The starting point of the essay was a presentation of the connection between processes of region building and the construction of identity in the BSR. Based on a literature review, it was concluded that processes of region building and identity formation in the BSR are closely interwoven. The identity of the region and the region itself are continually constructed in discourses through a demarcation of the self against the other. Therefore, the policy-makers who construct the identity of the BSR by means of their discursive practices also construct the region as a whole.

Secondly, a possibly existing identity of the BSR has been examined closer with regard to literature and an empirical study. The identity of the BSR has been defined as the sum of characteristics that determine its individuality. In the literature, it is claimed that the most outstanding characteristics of the BSR are its post-modern qualities, symbolised by the metaphor of Olympic rings Europe, its inclusiveness and its overlapping networks. Other characteristics – or bases for identification –


have been found in the empirical study: the Viking Age as a common history, Europeanness and economic success.

By means of the empirical study, it has not been possible to determine which of the characteristics, if any, have been the most important for constituting a Baltic identity. Nevertheless, it has been stated that each of the characteristics emphasised in the empirical study could have negative implications on the relations between Russia and the other BSR countries if a Baltic identity was promoted carelessly.
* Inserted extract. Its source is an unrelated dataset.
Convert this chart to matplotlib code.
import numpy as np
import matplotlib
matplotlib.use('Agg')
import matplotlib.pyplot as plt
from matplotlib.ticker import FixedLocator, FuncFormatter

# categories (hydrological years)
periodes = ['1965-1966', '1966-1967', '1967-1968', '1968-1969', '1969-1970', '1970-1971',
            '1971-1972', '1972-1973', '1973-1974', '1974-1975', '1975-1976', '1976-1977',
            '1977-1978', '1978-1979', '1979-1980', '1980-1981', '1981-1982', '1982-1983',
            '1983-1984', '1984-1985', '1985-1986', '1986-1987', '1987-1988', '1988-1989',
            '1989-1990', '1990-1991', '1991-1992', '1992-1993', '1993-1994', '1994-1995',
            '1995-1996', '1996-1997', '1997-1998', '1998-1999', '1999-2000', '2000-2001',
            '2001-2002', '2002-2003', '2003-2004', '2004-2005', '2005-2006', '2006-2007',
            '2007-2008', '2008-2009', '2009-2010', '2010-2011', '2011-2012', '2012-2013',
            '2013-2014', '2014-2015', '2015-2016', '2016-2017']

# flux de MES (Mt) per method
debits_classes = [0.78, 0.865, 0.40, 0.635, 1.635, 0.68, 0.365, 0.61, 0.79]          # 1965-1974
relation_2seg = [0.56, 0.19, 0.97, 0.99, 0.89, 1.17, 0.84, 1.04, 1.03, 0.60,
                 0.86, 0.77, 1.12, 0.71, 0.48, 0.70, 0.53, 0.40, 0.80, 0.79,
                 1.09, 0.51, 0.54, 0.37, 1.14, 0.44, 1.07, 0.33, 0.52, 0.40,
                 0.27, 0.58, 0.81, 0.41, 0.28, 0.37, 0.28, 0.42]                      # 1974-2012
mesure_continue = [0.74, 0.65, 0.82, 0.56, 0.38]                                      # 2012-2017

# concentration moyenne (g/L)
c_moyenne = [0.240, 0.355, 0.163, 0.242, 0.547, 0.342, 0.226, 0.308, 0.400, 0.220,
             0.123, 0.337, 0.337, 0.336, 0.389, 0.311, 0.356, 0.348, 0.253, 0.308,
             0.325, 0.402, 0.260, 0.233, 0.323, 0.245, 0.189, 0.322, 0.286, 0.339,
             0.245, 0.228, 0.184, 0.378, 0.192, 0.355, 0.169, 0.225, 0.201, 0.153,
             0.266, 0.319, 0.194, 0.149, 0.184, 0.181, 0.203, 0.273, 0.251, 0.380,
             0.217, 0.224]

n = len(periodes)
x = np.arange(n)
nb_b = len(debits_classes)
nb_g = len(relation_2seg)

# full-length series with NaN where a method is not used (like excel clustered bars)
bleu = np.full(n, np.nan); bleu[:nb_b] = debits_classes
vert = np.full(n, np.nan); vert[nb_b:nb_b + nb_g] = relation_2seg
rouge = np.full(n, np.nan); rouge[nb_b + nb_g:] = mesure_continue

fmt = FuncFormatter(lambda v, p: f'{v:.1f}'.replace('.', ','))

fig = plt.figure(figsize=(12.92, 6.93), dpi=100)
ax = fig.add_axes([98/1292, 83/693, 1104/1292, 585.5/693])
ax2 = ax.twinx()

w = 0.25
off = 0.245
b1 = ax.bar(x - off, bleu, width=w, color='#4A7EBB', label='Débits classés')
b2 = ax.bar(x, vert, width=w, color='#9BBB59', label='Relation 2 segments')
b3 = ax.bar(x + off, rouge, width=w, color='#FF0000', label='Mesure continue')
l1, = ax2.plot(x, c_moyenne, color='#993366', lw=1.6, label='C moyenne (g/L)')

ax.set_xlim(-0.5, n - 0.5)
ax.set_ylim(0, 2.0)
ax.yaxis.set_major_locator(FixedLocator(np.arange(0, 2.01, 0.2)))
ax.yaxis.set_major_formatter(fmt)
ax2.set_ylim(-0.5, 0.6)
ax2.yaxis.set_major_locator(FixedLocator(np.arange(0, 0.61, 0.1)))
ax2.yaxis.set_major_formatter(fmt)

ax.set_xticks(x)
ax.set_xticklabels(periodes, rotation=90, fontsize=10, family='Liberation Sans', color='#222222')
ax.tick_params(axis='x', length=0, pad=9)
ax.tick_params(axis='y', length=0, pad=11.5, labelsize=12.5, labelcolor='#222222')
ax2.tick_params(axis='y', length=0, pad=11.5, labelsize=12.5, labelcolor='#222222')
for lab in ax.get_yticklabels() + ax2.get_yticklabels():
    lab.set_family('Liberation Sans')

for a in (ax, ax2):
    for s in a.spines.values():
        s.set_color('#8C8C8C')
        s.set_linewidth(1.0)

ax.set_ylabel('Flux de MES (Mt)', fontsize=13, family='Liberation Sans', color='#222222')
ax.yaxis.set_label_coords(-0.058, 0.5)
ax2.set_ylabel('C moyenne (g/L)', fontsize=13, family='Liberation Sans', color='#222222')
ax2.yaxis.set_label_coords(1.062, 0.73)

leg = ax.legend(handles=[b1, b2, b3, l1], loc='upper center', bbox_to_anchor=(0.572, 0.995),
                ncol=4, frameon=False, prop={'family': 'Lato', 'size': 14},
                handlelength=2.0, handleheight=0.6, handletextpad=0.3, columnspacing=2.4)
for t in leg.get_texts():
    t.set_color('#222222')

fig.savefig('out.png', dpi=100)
Firstly, the aspect “Viking Age” as a common history for the whole BSR could touch upon a highly disputed issue about Slavic and thereby Eastern versus Scandinavian and thus Western influences in the history of Russia. Secondly, the characteristic “Europeanness” should be handled with care. The policy-makers should avoid associating the word “European” with “Western”. Finally, welfare and economic success as components of a Baltic identity are most likely to widen the gap between Russia and its EU neighbours. It is questionable whether the Russian regions can feel part of Europe’s most successful region as long as the new EU border prevents them from benefiting from the economic success in the same way as their Baltic neighbours do. Only if the Russian regions reached the same level of prosperity as the other parts of the BSR, could this divide be closed. As to whether cooperation in the BSR will solve the tensions between the EU and Russia or whether the BSR will continue to be of political importance at all is beyond the scope of this paper.

It is the people of the Baltic Sea region who have to adopt those characteristics in order for a Baltic identity to come into being. Whether this is already the case, only large-scale empirical research can show. Thus it remains to be examined whether inhabitants of, for example, Zealand in Denmark, Pomerania in Poland and the St.

Petersburg district of Northwest Russia feel a notion of commonness because they share the same history, because they all are Europeans and because they all believe in the economic success of “their” region, or because of completely different characteristics they attribute to the BSR – if a notion of that region exists in their minds at all.